In The Naked Now: Learning to See as the Mystics See, Richard Rohr says that “all great spirituality is somehow about letting go.” (64) The good news — or bad news, depending on how you look at it — is that being a stay-at-home mom or dad is a spiritual bootcamp. Every single freakin’ day presents multiple opportunities to practice letting go of control. We should all be canonized as saints.
For example, a few months ago, my Little Bird was suffering from fierce separation anxiety, especially at naptime and bedtime. When I tried to leave her room, she would cry big fat tears and say pitifully, “Mama walked away!” I was at my wit’s end to know how to help her through this. Mama Guilt started to whisper in my ear, “You’re such a crappy Mom . . . why can’t you help her . . . why can’t you solve this problem?”
Two grace moments occurred to help me through this. First, I did some Internet research, and realized that this was just a phase. That’s all it was, not the end of the world as we know it. Whew.
Second, I realized that I am not responsible for my child’s feelings. She is her own person, with her own feelings. If I try to control or manage her feelings, I am essentially violating her personhood. I can do my best to support her in what she is going through, but in the end, she must go through it herself — as we all must.
This recognition helped me to surrender my desire to change Little Bird’s feelings. I took a deep breath, closed my eyes, and let it go. Once I did that, I felt a spaciousness inside me. My frustration and guilt washed away like the tide, and compassion flowed in. It was both cleansing and liberating.

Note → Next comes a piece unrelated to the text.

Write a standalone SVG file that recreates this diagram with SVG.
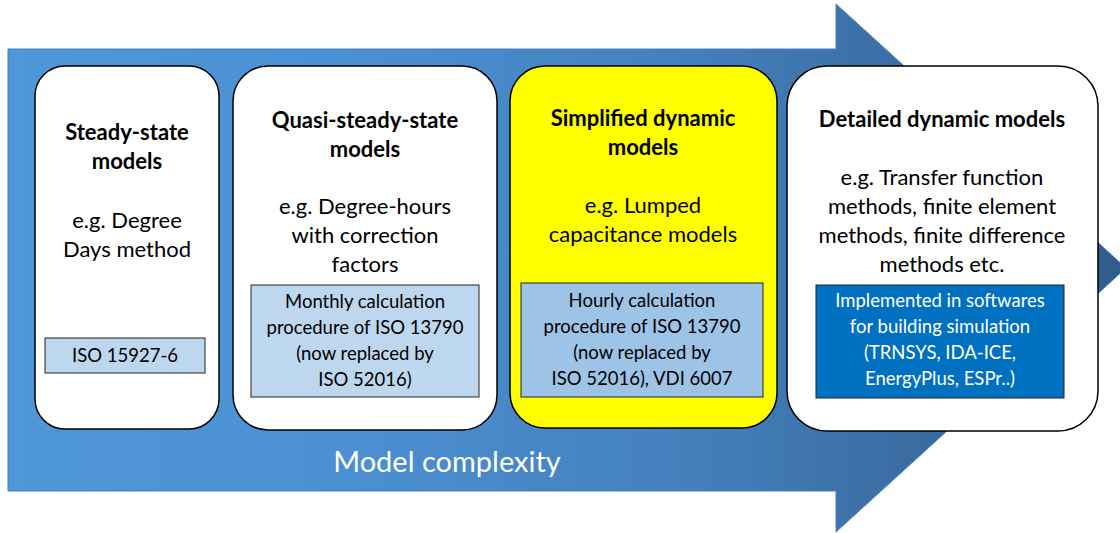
<svg xmlns="http://www.w3.org/2000/svg" width="1120" height="533" viewBox="0 0 1120 533">
<defs>
<linearGradient id="ag" x1="8" y1="0" x2="1126" y2="0" gradientUnits="userSpaceOnUse">
<stop offset="0" stop-color="#5097d8"/>
<stop offset="0.3" stop-color="#4b90d2"/>
<stop offset="0.6" stop-color="#4580bd"/>
<stop offset="1" stop-color="#2f5c8a"/>
</linearGradient>
<style>
.card{fill:#fff;stroke:#000;stroke-width:1.5}
.t{font-family:Lato,"Open Sans",sans-serif;text-anchor:middle;fill:#000}
.h{font-size:22px;font-weight:bold}
.b{font-size:22px}
.s{font-size:18.5px}
.ib{fill:#bdd7ee;stroke:#222;stroke-width:1}
</style>
</defs>
<g id="arrow">
<path d="M8,49 H836 V4 L1126,268 L836,532 V491 H8 Z" fill="url(#ag)" stroke="#4a7fbf" stroke-width="1"/>
<text class="t" x="447" y="472" style="font-size:29px;fill:#fff">Model complexity</text>
</g>
<g id="connectors"/>
<g id="n1">
<rect class="card" x="35" y="66" width="184" height="363" rx="30"/>
<text class="t h" x="127" y="140">Steady-state</text>
<text class="t h" x="127" y="169">models</text>
<text class="t b" x="127" y="228">e.g. Degree</text>
<text class="t b" x="127" y="257">Days method</text>
<rect class="ib" x="45" y="338" width="160" height="35"/>
<text class="t s" x="125" y="362">ISO 15927-6</text>
</g>
<g id="n2">
<rect class="card" x="233" y="66" width="264" height="364" rx="35"/>
<text class="t h" x="365" y="128">Quasi-steady-state</text>
<text class="t h" x="365" y="157">models</text>
<text class="t b" x="365" y="214">e.g. Degree-hours</text>
<text class="t b" x="365" y="243">with correction</text>
<text class="t b" x="365" y="272">factors</text>
<rect class="ib" x="251" y="285" width="228" height="112"/>
<text class="t s" x="365" y="308">Monthly calculation</text>
<text class="t s" x="365" y="334">procedure of ISO 13790</text>
<text class="t s" x="365" y="360">(now replaced by</text>
<text class="t s" x="365" y="386">ISO 52016)</text>
</g>
<g id="n3">
<rect class="card" x="510" y="66" width="267" height="362" rx="35" style="fill:#ffff00"/>
<text class="t h" x="643" y="126">Simplified dynamic</text>
<text class="t h" x="643" y="155">models</text>
<text class="t b" x="643" y="213">e.g. Lumped</text>
<text class="t b" x="643" y="242">capacitance models</text>
<rect class="ib" x="521" y="283" width="242" height="114" style="fill:#9dc3e6"/>
<text class="t s" x="642" y="307">Hourly calculation</text>
<text class="t s" x="642" y="333">procedure of ISO 13790</text>
<text class="t s" x="642" y="359">(now replaced by</text>
<text class="t s" x="642" y="385">ISO 52016), VDI 6007</text>
</g>
<g id="n4">
<rect class="card" x="787" y="66" width="311" height="365" rx="40"/>
<text class="t h" x="942" y="127">Detailed dynamic models</text>
<text class="t b" x="942" y="185">e.g. Transfer function</text>
<text class="t b" x="942" y="214">methods, finite element</text>
<text class="t b" x="942" y="243">methods, finite difference</text>
<text class="t b" x="942" y="272">methods etc.</text>
<rect class="ib" x="816" y="285" width="248" height="113" style="fill:#0070c0"/>
<text class="t s" x="940" y="307" style="fill:#fff">Implemented in softwares</text>
<text class="t s" x="940" y="333" style="fill:#fff">for building simulation</text>
<text class="t s" x="940" y="359" style="fill:#fff">(TRNSYS, IDA-ICE,</text>
<text class="t s" x="940" y="385" style="fill:#fff">EnergyPlus, ESPr..)</text>
</g>
</svg>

I was then able to say to Little Bird with a calm heart, “I can see that you are having a hard time and you are having some big feelings. I know that you will be okay.” While her anxiety didn’t completely go away, it did ease up, and we had a rest period before entering the next scene in the drama called “Bedtime.”
This particular scene reminded me that I can live my life like a tight fist, grasping for control over life’s uncertainties. Or I can live life with open hands, freely surrendering those things that do not serve me or those I love.